A County of Counties
If there ever were a county to spotlight, it would be Los Angeles County, or as the official name calls it, the County of Los Angeles.
With over 10 million inhabitants, LA County is the largest county by population in the United States. And with an annual gross domestic product (GDP) of over $700 billion, it also the largest economic center of any other county in the U.S. (yes, even larger than New York County (Manhattan)).
If you were to compare the metropolitan area of Los Angeles County, it would be the 3rd largest metropolitan economy in the world. In fact, if you compared Los Angeles County's economy to a country, it would equal that of Switzerland.
Los Angeles County has 88 incorporated cities within its boundaries and -- at 4753 square miles -- is larger than the combined area of Rhode Island and Delaware. Los Angeles County is home to 1 out of 4 Californians and is one of the country's most diverse areas.
History of Los Angeles County
Several small groups of Native Americans first settled the area within present-day Los Angeles County hundreds of years before the first European contact in 1769. This was when Gaspar de Portola and a group of missionaries camped on the banks of the Los Angeles River. It was only two years later when Father Junipero Serra and a group of Spaniards founded the San Gabriel Mission. Ten years later, the Pobladores -- a group consisting of eleven families -- traveled from San Gabriel to establish a new pueblo. The settlement was called El Pueblo de la Reyna de Los Angeles. The English translation: the Pueblo of the Queen of the Angels.
After the Mexican-American War, the area came under U.S. control in 1847. After the signing of a treaty in 1848, Los Angeles and the rest of California were added to the American Territories.
Created at the time of California's statehood in 1850, Los Angeles County is one of the original counties in the state. When the county was originally founded, it included parts of many surrounding counties, and in 1852 stretched from the Pacific coast to the border of Nevada. As the population grew, portions of the county were subdivided into the current-day Bernardino County, Kern County, and eventually Orange County in 1889.

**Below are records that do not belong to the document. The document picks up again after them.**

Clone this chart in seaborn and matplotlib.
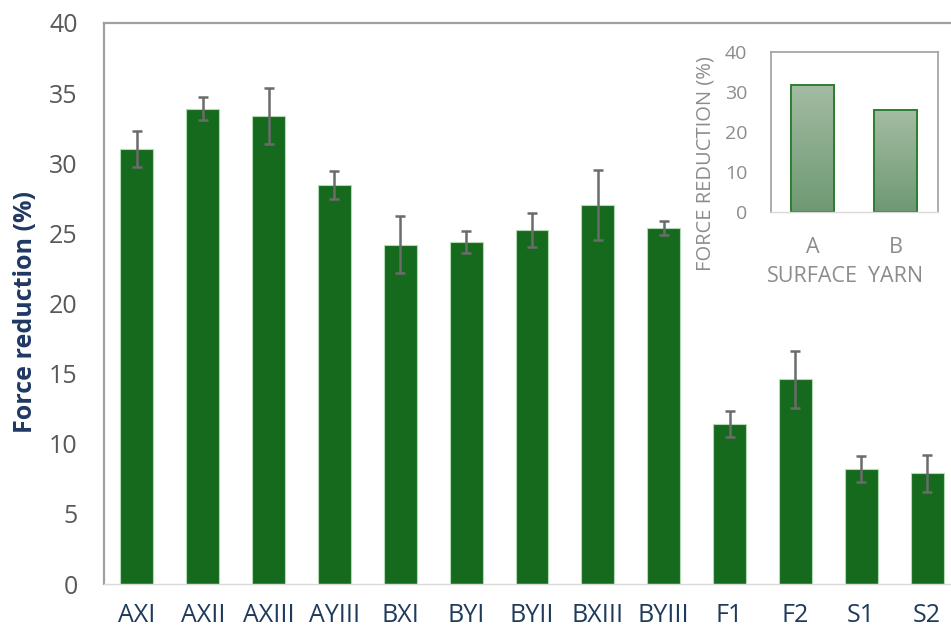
import numpy as np
import pandas as pd
import matplotlib
matplotlib.use("Agg")
import matplotlib.pyplot as plt
import seaborn as sns

# Force reduction per sample (mean and error)
samples = ["AXI", "AXII", "AXIII", "AYIII", "BXI", "BYI", "BYII", "BXIII", "BYIII",
           "F1", "F2", "S1", "S2"]
reduction = [31.0, 33.9, 33.4, 28.45, 24.2, 24.4, 25.25, 27.0, 25.4,
             11.4, 14.6, 8.2, 7.9]
reduction_err = [1.3, 0.85, 2.0, 1.0, 2.05, 0.8, 1.2, 2.5, 0.5,
                 0.92, 2.04, 0.96, 1.33]

# Group averages for the inset
groups = ["A\nSURFACE", "B\nYARN"]
group_reduction = [31.8, 25.4]

main_ticks = [0, 5, 10, 15, 20, 25, 30, 35, 40]
inset_ticks = [0, 10, 20, 30, 40]

sns.set_theme(style="white")
plt.rcParams["font.family"] = ["Open Sans", "DejaVu Sans"]

fig = plt.figure(figsize=(9.51, 6.32), dpi=100)
fig.patch.set_facecolor("white")

ax = fig.add_axes([104 / 951, 1 - 584 / 632, (960 - 104) / 951, (584 - 23) / 632])
df = pd.DataFrame({"sample": samples, "reduction": reduction})
sns.barplot(data=df, x="sample", y="reduction", color="#156a1e", saturation=1,
            width=0.5, errorbar=None, edgecolor="#b5d9b5", linewidth=0.8, ax=ax)
ax.errorbar(np.arange(len(samples)), reduction, yerr=reduction_err, fmt="none",
            ecolor="#6b6b6b", elinewidth=1.8, capsize=3.6, capthick=1.8, zorder=5)

ax.set_xlim(-0.5, len(samples) - 0.5)
ax.set_ylim(0, 40)
ax.set_yticks(main_ticks)
ax.set_yticklabels([str(t) for t in main_ticks])
ax.set_xlabel("")
ax.set_ylabel("Force reduction (%)", fontsize=18, fontweight="bold", color="#1f3864")
ax.yaxis.set_label_coords(-0.077, 0.485)
ax.tick_params(axis="y", length=0, pad=19, labelsize=18, labelcolor="#595959")
ax.tick_params(axis="x", length=0, pad=14, labelsize=18, labelcolor="#1f3a5c")
for side in ["left", "top"]:
    ax.spines[side].set_color("#a0a0a0")
    ax.spines[side].set_linewidth(1.6)
ax.spines["bottom"].set_color("#d9d9d9")
ax.spines["bottom"].set_linewidth(1.0)
ax.spines["right"].set_visible(False)

# Inset: averages by group
ins = fig.add_axes([770.7 / 951, 1 - 211.7 / 632, (937.5 - 770.7) / 951, 160 / 632])
gdf = pd.DataFrame({"group": groups, "reduction": group_reduction})
sns.barplot(data=gdf, x="group", y="reduction", color="#8aab8b", saturation=1,
            width=0.52, errorbar=None, edgecolor="#2e7d32", linewidth=1.4, ax=ins)
ins.set_xlim(-0.5, 1.5)
ins.set_ylim(0, 40)

# vertical gradient fill inside the inset bars
grad = np.linspace(0, 1, 256).reshape(-1, 1)
cmap = matplotlib.colors.LinearSegmentedColormap.from_list("g", ["#6e9972", "#a3bca3"])
for patch in ins.patches:
    x0, y0 = patch.get_x(), patch.get_y()
    w, h = patch.get_width(), patch.get_height()
    im = ins.imshow(grad, extent=[x0, x0 + w, y0, y0 + h], origin="lower", cmap=cmap,
                    aspect="auto", zorder=patch.get_zorder() - 0.1)
    im.set_clip_path(patch)
    patch.set_facecolor("none")
    patch.set_zorder(patch.get_zorder() + 0.2)
ins.set_xlim(-0.5, 1.5)
ins.set_ylim(0, 40)
ins.set_yticks(inset_ticks)
ins.set_yticklabels([str(t) for t in inset_ticks])
ins.set_xlabel("")
ins.set_ylabel("FORCE REDUCTION (%)", fontsize=14.5, color="#8c8c8c")
ins.yaxis.set_label_coords(-0.33, 0.30)
ins.tick_params(axis="y", length=0, pad=17, labelsize=14, labelcolor="#8c8c8c")
ins.tick_params(axis="x", length=0, pad=18, labelsize=15.5, labelcolor="#8c8c8c")
for lbl in ins.get_xticklabels():
    lbl.set_linespacing(1.5)
for side in ["left", "top", "right"]:
    ins.spines[side].set_color("#a6a6a6")
    ins.spines[side].set_linewidth(1.3)
ins.spines["bottom"].set_color("#d9d9d9")
ins.spines["bottom"].set_linewidth(1.0)

fig.savefig("out.png", dpi=100, facecolor="white")
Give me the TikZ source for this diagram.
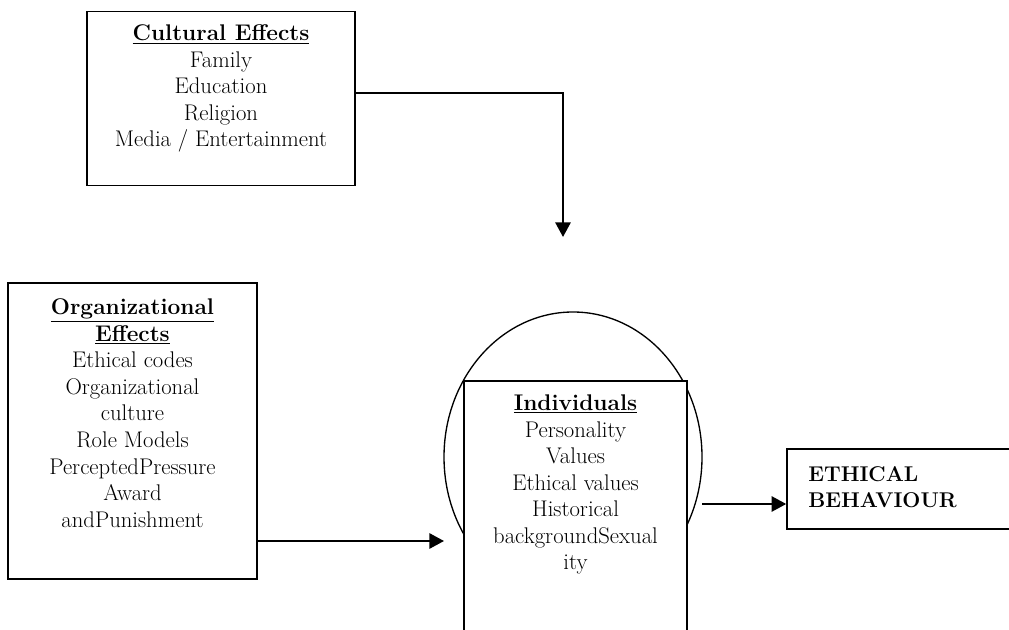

Los Angeles County is 4,753 square miles in size and comprises diverse geography. It borders 70 miles of coastline on the Pacific Ocean, mountain ranges, valleys, lakes, rivers, several islands, and deserts. Several rivers include the San Gabriel, Rio Hondo, Santa Clara River, and the Los Angeles River. The bordering mountain ranges are the Santa Monica and the San Gabriel Mountains. In the very northeastern part of the county, the western part of the Mojave Desert begins. If you like variety, nothing can match the range of geography you will find in Los Angeles County!
The main population areas of Los Angeles County can be found in the south and southwestern portion of the county. This includes the Los Angeles Basin, San Fernando Valley and San Gabriel Valley. Other population areas include the more northern Santa Clarita Valley and Pomona Valley.
The county is divided east to west by the San Gabriel Mountains, which provide a dramatic backdrop to the City of Los Angeles. The range is contained within the Angeles National Forest, a large U.S. National Forest and provides a wide range of recreational opportunites, such as camping, hiking and ski areas. The forest is home to all types of flora and fauna, including black bears, bobcats, gray foxes, bighorn sheep, cougars, rattlesnakes and coyotes.
A County of Diversity
Like its geography, there are few counties in America as diverse as Los Angeles County. Of its 10.1 million residents, 28% are non-Hispanic white, 25% Hispanic or Latino, 15% Asian, 9% African American, and 20% Other. The county is home to a vast number of Asian Americans. It includes the largest number of Burmese, Chinese, Cambodian, Filipino, Indian, Korean, Sri Lankan, Taiwanese, and Thai anywhere outside their respective countries.
Lights, Camera, Prosperity!
As the largest economy of any single county in America, Los Angeles County has much to offer. Of course, Los Angeles is most commonly associated with the entertainment industry and is the home of all the major film studios, including Paramount Pictures, Sony Pictures, Warner Brothers, Universal, and Disney Studios. Scores of other major industries comprise the county's massive economic engine, including the Port of Los Angeles, the Port of Long Beach, aerospace, music recording, fashion, and an extensive services industry including law, medicine, design, finance, manufacturing, and a large high-tech sector.
And who could forget their extensive university system, with powerhouses such as UCLA, USC, and Caltech, just to name a few?
Los Angeles County Attractions
You'll run out of time before you run out of things to do in Los Angeles County. Residents and visitors have access to a wide range of both cultural and recreational opportunities. The county manages 87 local and regional parks and over 340 miles of horse and hiking trails, 19 golf courses, and 25 miles of beaches.
And of course, there are scores of iconic destinations to include on your list, from Griffith Observatory, the Hollywood Walk of Fame, Rodeo Drive, Beverly Hills, Universal Studios, the Getty Center, Santa Monica Pier, Venice Beach, the Battleship Iowa Museum, and La Brea Tar Pits.